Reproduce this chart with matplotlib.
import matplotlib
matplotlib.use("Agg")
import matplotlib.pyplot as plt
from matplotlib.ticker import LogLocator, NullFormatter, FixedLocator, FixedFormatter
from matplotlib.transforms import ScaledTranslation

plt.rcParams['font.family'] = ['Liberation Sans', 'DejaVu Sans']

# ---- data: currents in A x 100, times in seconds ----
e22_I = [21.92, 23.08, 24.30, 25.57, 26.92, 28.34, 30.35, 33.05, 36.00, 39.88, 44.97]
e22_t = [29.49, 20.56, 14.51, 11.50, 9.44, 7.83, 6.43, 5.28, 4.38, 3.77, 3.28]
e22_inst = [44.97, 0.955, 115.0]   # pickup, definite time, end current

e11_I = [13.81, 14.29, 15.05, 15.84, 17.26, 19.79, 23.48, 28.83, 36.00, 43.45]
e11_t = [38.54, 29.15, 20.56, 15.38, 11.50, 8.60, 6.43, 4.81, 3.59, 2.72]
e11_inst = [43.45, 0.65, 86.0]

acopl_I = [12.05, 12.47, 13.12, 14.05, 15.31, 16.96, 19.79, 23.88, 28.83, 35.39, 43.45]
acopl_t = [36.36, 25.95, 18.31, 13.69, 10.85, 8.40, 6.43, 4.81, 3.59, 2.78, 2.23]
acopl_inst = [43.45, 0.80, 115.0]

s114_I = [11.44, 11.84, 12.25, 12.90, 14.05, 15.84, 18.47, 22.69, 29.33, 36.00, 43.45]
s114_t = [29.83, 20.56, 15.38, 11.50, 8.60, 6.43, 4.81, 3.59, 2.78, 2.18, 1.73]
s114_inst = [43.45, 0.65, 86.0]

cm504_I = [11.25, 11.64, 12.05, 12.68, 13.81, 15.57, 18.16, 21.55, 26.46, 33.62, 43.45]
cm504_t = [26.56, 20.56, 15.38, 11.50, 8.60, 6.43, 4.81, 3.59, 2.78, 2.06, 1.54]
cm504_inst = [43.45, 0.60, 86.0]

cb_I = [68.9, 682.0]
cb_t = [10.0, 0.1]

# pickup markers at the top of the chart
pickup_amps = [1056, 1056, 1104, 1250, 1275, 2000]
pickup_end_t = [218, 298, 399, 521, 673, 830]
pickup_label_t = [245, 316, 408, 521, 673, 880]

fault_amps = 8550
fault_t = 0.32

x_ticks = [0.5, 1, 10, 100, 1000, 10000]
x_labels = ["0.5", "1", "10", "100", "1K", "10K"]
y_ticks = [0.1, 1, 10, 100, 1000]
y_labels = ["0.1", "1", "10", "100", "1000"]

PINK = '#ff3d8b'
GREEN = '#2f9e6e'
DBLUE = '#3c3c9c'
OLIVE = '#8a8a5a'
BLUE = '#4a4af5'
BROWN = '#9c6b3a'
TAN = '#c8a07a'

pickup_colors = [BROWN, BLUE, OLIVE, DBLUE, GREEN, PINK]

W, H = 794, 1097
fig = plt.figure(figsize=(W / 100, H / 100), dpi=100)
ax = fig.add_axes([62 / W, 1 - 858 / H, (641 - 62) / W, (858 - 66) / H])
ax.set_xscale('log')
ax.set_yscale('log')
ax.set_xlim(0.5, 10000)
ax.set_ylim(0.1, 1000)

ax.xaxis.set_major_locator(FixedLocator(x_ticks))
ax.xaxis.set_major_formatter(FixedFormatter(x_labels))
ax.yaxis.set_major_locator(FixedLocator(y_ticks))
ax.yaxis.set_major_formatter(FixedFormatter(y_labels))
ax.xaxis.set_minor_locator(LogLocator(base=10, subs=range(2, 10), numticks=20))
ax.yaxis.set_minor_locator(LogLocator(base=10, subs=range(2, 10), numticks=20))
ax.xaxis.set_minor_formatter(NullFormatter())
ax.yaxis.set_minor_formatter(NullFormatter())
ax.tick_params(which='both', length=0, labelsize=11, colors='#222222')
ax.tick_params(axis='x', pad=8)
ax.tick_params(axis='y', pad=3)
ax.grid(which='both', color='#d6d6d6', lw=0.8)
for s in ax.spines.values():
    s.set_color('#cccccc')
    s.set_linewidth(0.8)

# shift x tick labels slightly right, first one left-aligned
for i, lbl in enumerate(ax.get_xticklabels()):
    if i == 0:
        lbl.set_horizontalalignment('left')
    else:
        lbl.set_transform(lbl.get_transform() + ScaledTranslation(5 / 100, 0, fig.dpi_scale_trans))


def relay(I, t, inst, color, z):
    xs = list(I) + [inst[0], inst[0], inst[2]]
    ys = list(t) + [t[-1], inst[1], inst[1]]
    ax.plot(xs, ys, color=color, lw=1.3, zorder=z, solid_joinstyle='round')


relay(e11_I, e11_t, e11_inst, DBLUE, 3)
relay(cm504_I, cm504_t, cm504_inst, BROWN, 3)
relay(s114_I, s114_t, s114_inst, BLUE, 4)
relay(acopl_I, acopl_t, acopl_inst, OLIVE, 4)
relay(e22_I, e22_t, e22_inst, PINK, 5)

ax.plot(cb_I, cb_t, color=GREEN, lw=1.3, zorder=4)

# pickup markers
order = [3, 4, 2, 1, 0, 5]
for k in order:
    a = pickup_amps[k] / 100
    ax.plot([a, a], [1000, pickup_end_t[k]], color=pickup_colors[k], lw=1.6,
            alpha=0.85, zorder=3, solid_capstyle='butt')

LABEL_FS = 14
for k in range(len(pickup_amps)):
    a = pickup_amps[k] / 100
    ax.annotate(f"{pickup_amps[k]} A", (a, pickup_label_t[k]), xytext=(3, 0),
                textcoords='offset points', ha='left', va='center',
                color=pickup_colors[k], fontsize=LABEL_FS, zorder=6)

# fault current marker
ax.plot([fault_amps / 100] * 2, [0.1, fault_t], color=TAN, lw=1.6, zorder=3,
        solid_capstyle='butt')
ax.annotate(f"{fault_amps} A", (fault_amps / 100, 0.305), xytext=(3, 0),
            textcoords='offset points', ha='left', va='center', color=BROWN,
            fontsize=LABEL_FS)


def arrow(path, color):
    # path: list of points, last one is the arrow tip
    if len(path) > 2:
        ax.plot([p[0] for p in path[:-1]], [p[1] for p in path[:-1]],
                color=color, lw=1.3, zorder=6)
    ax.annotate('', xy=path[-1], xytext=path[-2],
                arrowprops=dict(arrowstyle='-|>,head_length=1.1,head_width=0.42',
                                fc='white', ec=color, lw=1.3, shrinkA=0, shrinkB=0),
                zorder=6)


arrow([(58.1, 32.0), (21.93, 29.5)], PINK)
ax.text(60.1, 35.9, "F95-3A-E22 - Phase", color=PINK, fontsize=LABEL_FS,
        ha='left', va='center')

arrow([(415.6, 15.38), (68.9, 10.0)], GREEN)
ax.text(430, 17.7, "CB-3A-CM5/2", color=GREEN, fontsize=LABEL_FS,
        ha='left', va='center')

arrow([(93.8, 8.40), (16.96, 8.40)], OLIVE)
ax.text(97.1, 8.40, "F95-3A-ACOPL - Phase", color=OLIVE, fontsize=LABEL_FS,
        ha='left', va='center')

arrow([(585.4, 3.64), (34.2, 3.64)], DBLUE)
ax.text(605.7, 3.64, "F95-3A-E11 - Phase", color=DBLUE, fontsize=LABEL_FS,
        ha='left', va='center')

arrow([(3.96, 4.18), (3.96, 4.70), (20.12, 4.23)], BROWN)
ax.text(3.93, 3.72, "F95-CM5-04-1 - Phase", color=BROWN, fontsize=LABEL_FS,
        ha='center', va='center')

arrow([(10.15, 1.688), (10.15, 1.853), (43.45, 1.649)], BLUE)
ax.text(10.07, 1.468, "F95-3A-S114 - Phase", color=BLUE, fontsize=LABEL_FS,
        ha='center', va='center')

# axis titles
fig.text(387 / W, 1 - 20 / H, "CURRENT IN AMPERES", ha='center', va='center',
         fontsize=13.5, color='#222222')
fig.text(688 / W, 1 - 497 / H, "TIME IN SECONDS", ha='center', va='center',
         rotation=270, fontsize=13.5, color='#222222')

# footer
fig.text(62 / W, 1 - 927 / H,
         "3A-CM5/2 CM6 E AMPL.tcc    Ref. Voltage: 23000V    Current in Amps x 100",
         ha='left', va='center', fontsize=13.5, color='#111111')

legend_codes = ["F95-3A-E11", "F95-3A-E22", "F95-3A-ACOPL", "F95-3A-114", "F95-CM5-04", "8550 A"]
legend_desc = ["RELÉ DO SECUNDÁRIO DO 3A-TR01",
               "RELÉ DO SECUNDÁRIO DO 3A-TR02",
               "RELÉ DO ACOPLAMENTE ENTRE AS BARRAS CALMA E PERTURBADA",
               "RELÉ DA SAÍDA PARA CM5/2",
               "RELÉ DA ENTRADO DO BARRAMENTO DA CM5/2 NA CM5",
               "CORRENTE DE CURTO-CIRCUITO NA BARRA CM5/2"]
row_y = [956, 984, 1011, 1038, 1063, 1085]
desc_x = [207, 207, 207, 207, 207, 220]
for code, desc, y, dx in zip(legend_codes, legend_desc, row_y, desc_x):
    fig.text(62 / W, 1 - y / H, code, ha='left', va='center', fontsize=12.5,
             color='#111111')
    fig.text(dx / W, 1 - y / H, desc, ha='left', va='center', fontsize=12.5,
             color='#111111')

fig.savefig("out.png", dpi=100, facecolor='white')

──────────────────────────────

=== Problem statement ===
Word for word, reproduce the listing above from its start up to and including the line that has "acopl_inst = [43.45, 0.80, 115.0]". Give only those lines.

=== Exercise output ===
Reproduce this chart with matplotlib.
import matplotlib
matplotlib.use("Agg")
import matplotlib.pyplot as plt
from matplotlib.ticker import LogLocator, NullFormatter, FixedLocator, FixedFormatter
from matplotlib.transforms import ScaledTranslation

plt.rcParams['font.family'] = ['Liberation Sans', 'DejaVu Sans']

# ---- data: currents in A x 100, times in seconds ----
e22_I = [21.92, 23.08, 24.30, 25.57, 26.92, 28.34, 30.35, 33.05, 36.00, 39.88, 44.97]
e22_t = [29.49, 20.56, 14.51, 11.50, 9.44, 7.83, 6.43, 5.28, 4.38, 3.77, 3.28]
e22_inst = [44.97, 0.955, 115.0]   # pickup, definite time, end current

e11_I = [13.81, 14.29, 15.05, 15.84, 17.26, 19.79, 23.48, 28.83, 36.00, 43.45]
e11_t = [38.54, 29.15, 20.56, 15.38, 11.50, 8.60, 6.43, 4.81, 3.59, 2.72]
e11_inst = [43.45, 0.65, 86.0]

acopl_I = [12.05, 12.47, 13.12, 14.05, 15.31, 16.96, 19.79, 23.88, 28.83, 35.39, 43.45]
acopl_t = [36.36, 25.95, 18.31, 13.69, 10.85, 8.40, 6.43, 4.81, 3.59, 2.78, 2.23]
acopl_inst = [43.45, 0.80, 115.0]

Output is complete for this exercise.